Main image of article Has Remote Work Eliminated the Worst Habits of In-Office Work?

In theory, remote work was supposed to free technologists from some of the traditional office’s most annoying features. Remote workers didn’t have to “look busy” in order to satisfy a boss who might wander past their cubicle at any moment; they could also work according to their own schedule, with more flexibility for setting meetings at times that worked for them.

But in reality, many remote workers might be continuing some of those old, bad habits. A new study from GitLab and Qatalag suggests knowledge workers who work remotely spend an extra 67 minutes every day on “digital presenteeism,” or being visibly online to show everyone else they’re working. Symptoms of digital presenteeism include everything from replying to comments in shared documents to posting emojis in corporate messaging threads.   
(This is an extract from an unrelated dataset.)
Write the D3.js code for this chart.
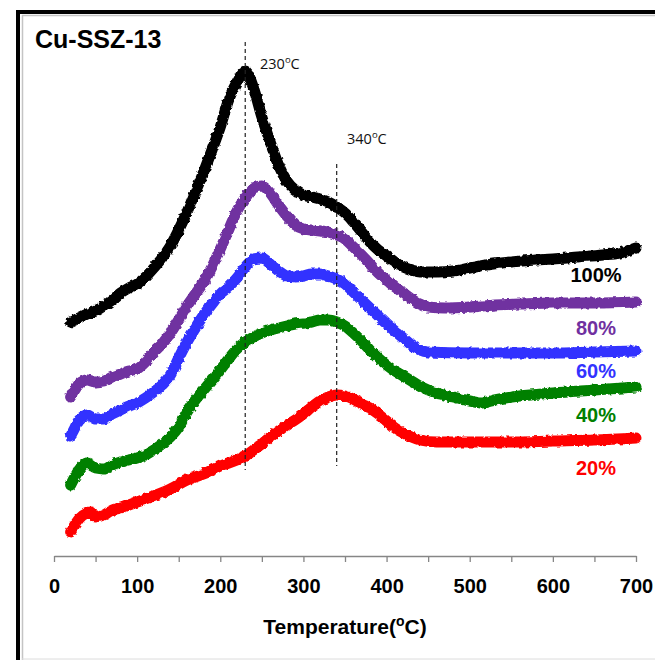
<!DOCTYPE html>
<html>
<head>
<meta charset="utf-8">
<script src="https://cdn.jsdelivr.net/npm/d3@7"></script>
<style>
  html, body { margin: 0; padding: 0; background: #fff; }
  svg { display: block; }
  text { font-family: "Liberation Sans", Arial, sans-serif; }
</style>
</head>
<body>
<svg id="chart" width="655" height="660"></svg>
<script>
// ---- data (temperature °C, signal a.u.) ----
const title = "Cu-SSZ-13";
const xTicks = [0, 50, 100, 150, 200, 250, 300, 350, 400, 450, 500, 550, 600, 650, 700];
const xTickLabels = ["0", "", "100", "", "200", "", "300", "", "400", "", "500", "", "600", "", "700"];
const seriesNames = ["100%", "80%", "60%", "40%", "20%"];
const seriesColors = ["#000000", "#7030A0", "#3333FF", "#008000", "#FF0000"];
const peakTemps = [230, 340];
const peakLabels = ["230", "340"];

const s100 = [[20,234],[30,238],[40,242],[50,245],[60,250],[70,256],[80,263],[90,268],[100,272],[110,279],[120,288],[130,298],[140,310],[150,326],[160,344],[170,364],[180,384],[190,406],[200,429],[210,456],[220,474],[230,485],[240,468],[250,439],[260,414],[270,391],[280,375],[290,366],[300,361],[310,359],[320,357],[330,354],[340,349],[350,343],[360,334],[370,324],[380,314],[390,306],[400,300],[410,294],[420,289],[430,286],[440,284],[450,284],[460,284],[480,285],[500,288],[520,291],[550,294],[580,296],[600,297],[630,299],[660,301],[680,303],[700,308]];
const s80 = [[20,159],[25,166],[30,172],[40,176],[50,174],[60,175],[70,179],[80,182],[90,185],[100,187],[110,194],[120,204],[130,212],[140,223],[150,236],[160,250],[170,262],[180,274],[190,289],[200,307],[210,326],[220,345],[230,358],[240,368],[250,370],[260,363],[270,351],[280,340],[290,331],[300,327],[310,326],[320,325],[330,324],[340,321],[350,317],[360,309],[370,301],[380,292],[390,283],[400,276],[410,269],[420,263],[430,257],[440,252],[450,249],[470,248],[500,249],[530,251],[560,252],[600,253],[650,253],[700,254]];
const s60 = [[20,120],[25,128],[30,136],[40,141],[50,137],[60,137],[70,142],[80,146],[90,150],[100,153],[110,158],[120,164],[130,171],[140,181],[150,198],[160,214],[170,228],[180,241],[190,252],[200,262],[210,269],[220,278],[230,289],[240,297],[250,298],[260,292],[270,285],[280,280],[290,279],[300,280],[310,282],[320,282],[330,280],[340,277],[350,272],[360,264],[370,256],[380,248],[390,240],[400,232],[410,225],[420,218],[430,211],[440,206],[450,204],[500,203],[550,203],[600,203],[650,204],[700,205]];
const s40 = [[20,71],[25,79],[30,86],[40,93],[50,88],[60,87],[70,91],[80,94],[90,96],[100,98],[110,101],[120,106],[130,112],[140,119],[150,129],[160,144],[170,156],[180,166],[190,176],[200,186],[210,197],[220,207],[230,214],[240,219],[250,223],[260,226],[270,228],[280,230],[290,232],[300,233],[310,234],[320,236],[330,236],[340,234],[350,230],[360,223],[370,215],[380,206],[390,198],[400,191],[410,185],[420,180],[430,175],[440,170],[450,166],[460,163],[480,159],[500,155],[515,153],[530,156],[560,160],[600,163],[650,166],[700,169]];
const s20 = [[20,24],[25,31],[30,37],[40,43],[45,44],[50,39],[60,41],[70,46],[80,48],[90,51],[100,54],[120,60],[140,67],[160,76],[180,82],[200,90],[220,96],[230,100],[240,106],[250,112],[260,119],[270,125],[280,131],[290,136],[300,142],[310,149],[320,155],[330,159],[340,161],[350,160],[360,157],[370,152],[380,148],[390,142],[400,135],[410,128],[420,123],[430,119],[440,116],[460,114],[500,114],[550,114],[600,115],[650,116],[700,118]];
const seriesData = [s100, s80, s60, s40, s20];
// dashed marker line extents (signal units)
const markerTop = [514, 392];
const markerBottom = [86, 90];

// ---- layout ----
const svg = d3.select("#chart");
const x = d3.scaleLinear().domain([0, 700]).range([54, 636]);
const y = d3.scaleLinear().domain([0, 520]).range([556, 36]);

// frame
svg.append("rect").attr("x", 0).attr("y", 0).attr("width", 655).attr("height", 660).attr("fill", "#fff");
svg.append("line").attr("x1", 18).attr("x2", 18).attr("y1", 10).attr("y2", 660).attr("stroke", "#000").attr("stroke-width", 4);
svg.append("line").attr("x1", 16).attr("x2", 655).attr("y1", 12).attr("y2", 12).attr("stroke", "#000").attr("stroke-width", 4);
svg.append("line").attr("x1", 22.5).attr("x2", 22.5).attr("y1", 15).attr("y2", 660).attr("stroke", "#c4c4c4").attr("stroke-width", 1.5);
svg.append("line").attr("x1", 22).attr("x2", 655).attr("y1", 15.5).attr("y2", 15.5).attr("stroke", "#c4c4c4").attr("stroke-width", 1.5);
svg.append("line").attr("x1", 22).attr("x2", 655).attr("y1", 659).attr("y2", 659).attr("stroke", "#dcdcdc").attr("stroke-width", 1);

// roughness filter (noise look of raw signals)
const defs = svg.append("defs");
const f = defs.append("filter").attr("id", "rough").attr("filterUnits", "userSpaceOnUse")
  .attr("x", 0).attr("y", 0).attr("width", 655).attr("height", 660);
f.append("feTurbulence").attr("type", "fractalNoise").attr("baseFrequency", "0.3").attr("numOctaves", 1).attr("seed", 3).attr("result", "n");
f.append("feDisplacementMap").attr("in", "SourceGraphic").attr("in2", "n").attr("scale", 4)
  .attr("xChannelSelector", "R").attr("yChannelSelector", "G");

// axis
const axis = d3.axisBottom(x).tickValues(xTicks)
  .tickFormat((d, i) => xTickLabels[i]).tickSize(6).tickSizeOuter(0);
const gx = svg.append("g").attr("transform", "translate(0,556)").call(axis);
gx.select(".domain").attr("stroke", "#868686").attr("stroke-width", 1.5);
gx.selectAll(".tick line").attr("stroke", "#868686").attr("stroke-width", 1.3);
gx.selectAll(".tick text").attr("y", 23).attr("fill", "#000")
  .style("font-size", "20px").style("font-weight", "bold").style("font-family", "'Liberation Sans', Arial, sans-serif");

// axis title
const at = svg.append("text").attr("x", 345).attr("y", 634).attr("text-anchor", "middle")
  .style("font-size", "21px").style("font-weight", "bold");
at.append("tspan").text("Temperature(");
at.append("tspan").attr("baseline-shift", "super").style("font-size", "14px").text("o");
at.append("tspan").text("C)");

// series lines
const line = d3.line().x(d => x(d[0])).y(d => y(d[1])).curve(d3.curveMonotoneX);
seriesData.forEach((s, i) => {
  svg.append("path").datum(s).attr("d", line)
    .attr("fill", "none").attr("stroke", seriesColors[i]).attr("stroke-width", 11)
    .attr("stroke-linecap", "round").attr("stroke-linejoin", "round")
    .attr("filter", "url(#rough)");
});

// dashed marker lines
peakTemps.forEach((t, i) => {
  svg.append("line").attr("x1", x(t)).attr("x2", x(t))
    .attr("y1", y(markerTop[i])).attr("y2", y(markerBottom[i]))
    .attr("stroke", "#222").attr("stroke-width", 1.2).attr("stroke-dasharray", "4,3");
});

// peak labels
const labelPos = [[260, 69], [347, 144]];
peakLabels.forEach((p, i) => {
  const t = svg.append("text").attr("x", labelPos[i][0]).attr("y", labelPos[i][1])
    .style("font-size", "14.5px").style("font-family", "'Open Sans', Lato, sans-serif").attr("fill", "#111");
  t.append("tspan").text(p);
  t.append("tspan").attr("baseline-shift", "super").style("font-size", "9.5px").text("o");
  t.append("tspan").text("C");
});

// series labels
const labelY = [282, 335, 378, 422, 475];
seriesNames.forEach((n, i) => {
  svg.append("text").attr("x", 596).attr("y", labelY[i]).attr("text-anchor", "middle")
    .attr("fill", seriesColors[i]).style("font-size", "20px").style("font-weight", "bold").text(n);
});

// title
svg.append("text").attr("x", 35).attr("y", 48).style("font-size", "25px").style("font-weight", "bold").text(title);
</script>
</body>
</html>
“This culture of presenteeism likely comes from the top, with 63 percent of workers holding the view that management and senior leadership within their organization ‘prefer a traditional culture with employees in the office,’” the report added. “Another 54 percent also said their colleagues are stuck in old habits, making it hard to shift to asynchronous working.”

The study also found that only 33 percent of knowledge workers actually operate asynchronously: “Almost three quarters (74 percent) of those in the C-Suite said they work asynchronously ‘Often’ or ‘Always,’ compared to 48 percent of those at Vice President or Director level, 32 percent of those at a Manager or Consultant level, and 24 percent of those in Analyst or Administrative roles.”

Although some companies are serious about bringing employees back to the office full-time—Tesla CEO Elon Musk famously termed remote work “no longer acceptable”—many CEOs have chosen to embrace hybrid and remote work for their workforces. But remote work isn’t effective if employees feel compelled to embrace the worst habits of the traditional office, while declining to embrace the efficiencies that working from home provides. Managers need to make their remote-work policies and expectations completely transparent, and communicate frequently with their team to ensure everyone is happy—and nobody feels the need to engage in busywork.